** START OF Data for processing **
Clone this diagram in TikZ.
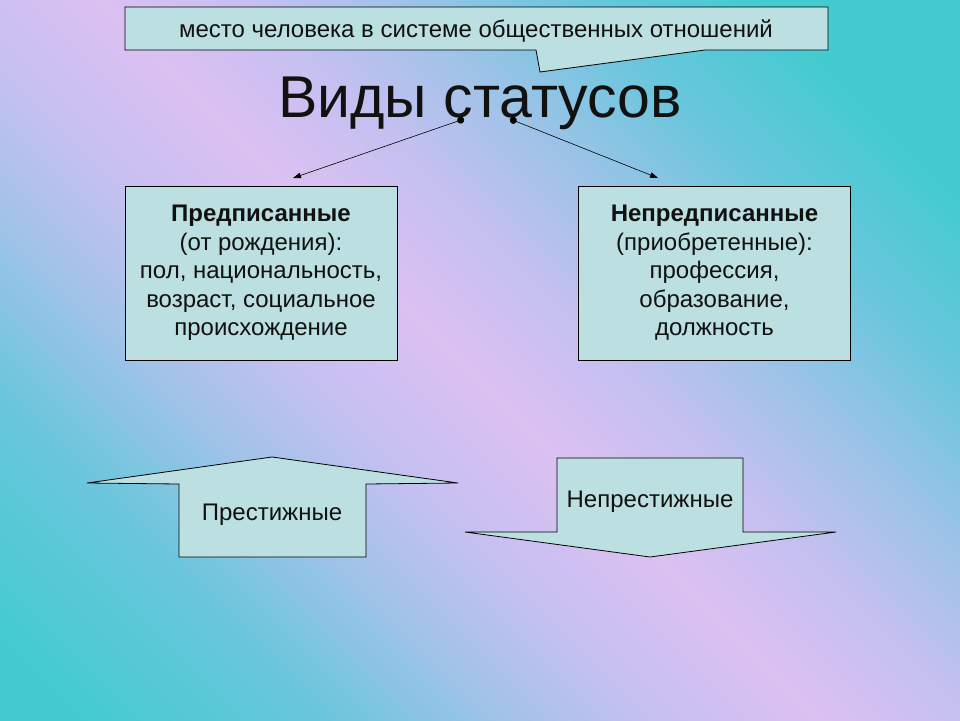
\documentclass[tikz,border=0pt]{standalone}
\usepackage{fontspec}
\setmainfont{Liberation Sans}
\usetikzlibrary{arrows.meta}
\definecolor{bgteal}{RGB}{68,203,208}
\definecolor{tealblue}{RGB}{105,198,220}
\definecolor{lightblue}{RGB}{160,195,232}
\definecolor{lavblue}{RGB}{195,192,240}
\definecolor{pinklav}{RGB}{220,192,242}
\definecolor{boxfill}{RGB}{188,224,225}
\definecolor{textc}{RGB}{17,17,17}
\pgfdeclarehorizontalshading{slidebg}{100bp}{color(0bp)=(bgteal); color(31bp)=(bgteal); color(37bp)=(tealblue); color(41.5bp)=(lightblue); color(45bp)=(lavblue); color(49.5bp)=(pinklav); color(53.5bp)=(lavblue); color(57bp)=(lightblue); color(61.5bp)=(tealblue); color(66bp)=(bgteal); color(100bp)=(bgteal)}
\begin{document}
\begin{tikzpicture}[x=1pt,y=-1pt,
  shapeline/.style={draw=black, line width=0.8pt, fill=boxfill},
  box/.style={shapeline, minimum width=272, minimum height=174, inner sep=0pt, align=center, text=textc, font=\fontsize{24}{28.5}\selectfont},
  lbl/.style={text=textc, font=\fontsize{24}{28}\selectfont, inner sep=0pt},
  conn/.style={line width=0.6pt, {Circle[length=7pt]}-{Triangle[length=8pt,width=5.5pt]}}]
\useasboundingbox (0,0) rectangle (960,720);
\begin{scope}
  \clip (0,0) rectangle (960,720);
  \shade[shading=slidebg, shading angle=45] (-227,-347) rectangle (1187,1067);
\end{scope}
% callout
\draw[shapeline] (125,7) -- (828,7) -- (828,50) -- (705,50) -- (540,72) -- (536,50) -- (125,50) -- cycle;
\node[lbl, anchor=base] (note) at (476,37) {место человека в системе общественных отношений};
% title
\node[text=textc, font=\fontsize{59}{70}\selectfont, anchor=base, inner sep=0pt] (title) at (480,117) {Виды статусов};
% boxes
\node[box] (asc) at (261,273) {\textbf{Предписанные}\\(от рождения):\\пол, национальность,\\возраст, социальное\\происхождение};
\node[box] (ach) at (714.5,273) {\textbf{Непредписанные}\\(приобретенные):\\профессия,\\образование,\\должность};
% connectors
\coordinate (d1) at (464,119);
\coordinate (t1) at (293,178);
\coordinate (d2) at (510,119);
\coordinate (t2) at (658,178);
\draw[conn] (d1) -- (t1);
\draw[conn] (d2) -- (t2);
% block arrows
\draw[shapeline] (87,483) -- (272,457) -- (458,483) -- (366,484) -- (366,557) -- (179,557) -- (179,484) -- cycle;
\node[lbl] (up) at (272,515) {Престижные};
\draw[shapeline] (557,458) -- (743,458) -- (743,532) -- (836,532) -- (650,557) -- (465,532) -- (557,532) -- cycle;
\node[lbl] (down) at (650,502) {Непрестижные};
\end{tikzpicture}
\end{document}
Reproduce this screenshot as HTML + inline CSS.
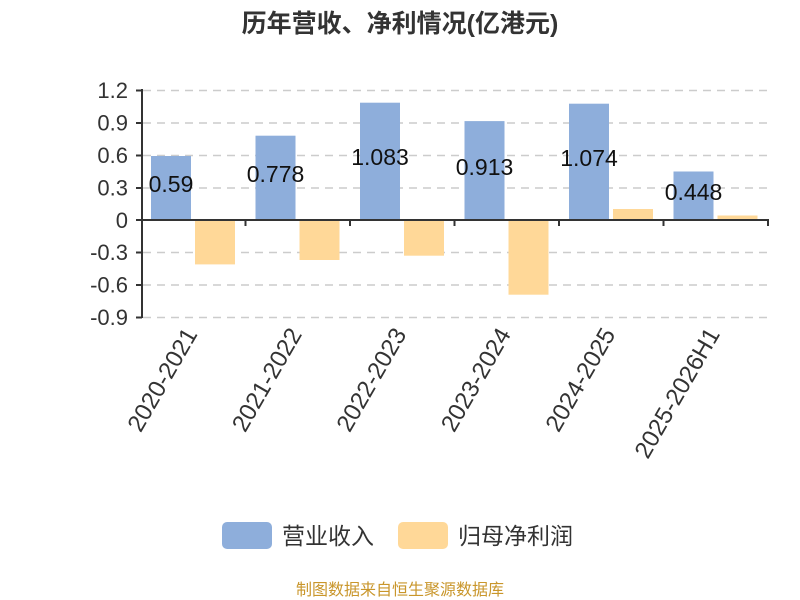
** END OF Data for processing **
- **Task brief**
In the entries above, find each line with the word "this" and copy it.

- **Response to the task**
Clone this diagram in TikZ.
Reproduce this screenshot as HTML + inline CSS.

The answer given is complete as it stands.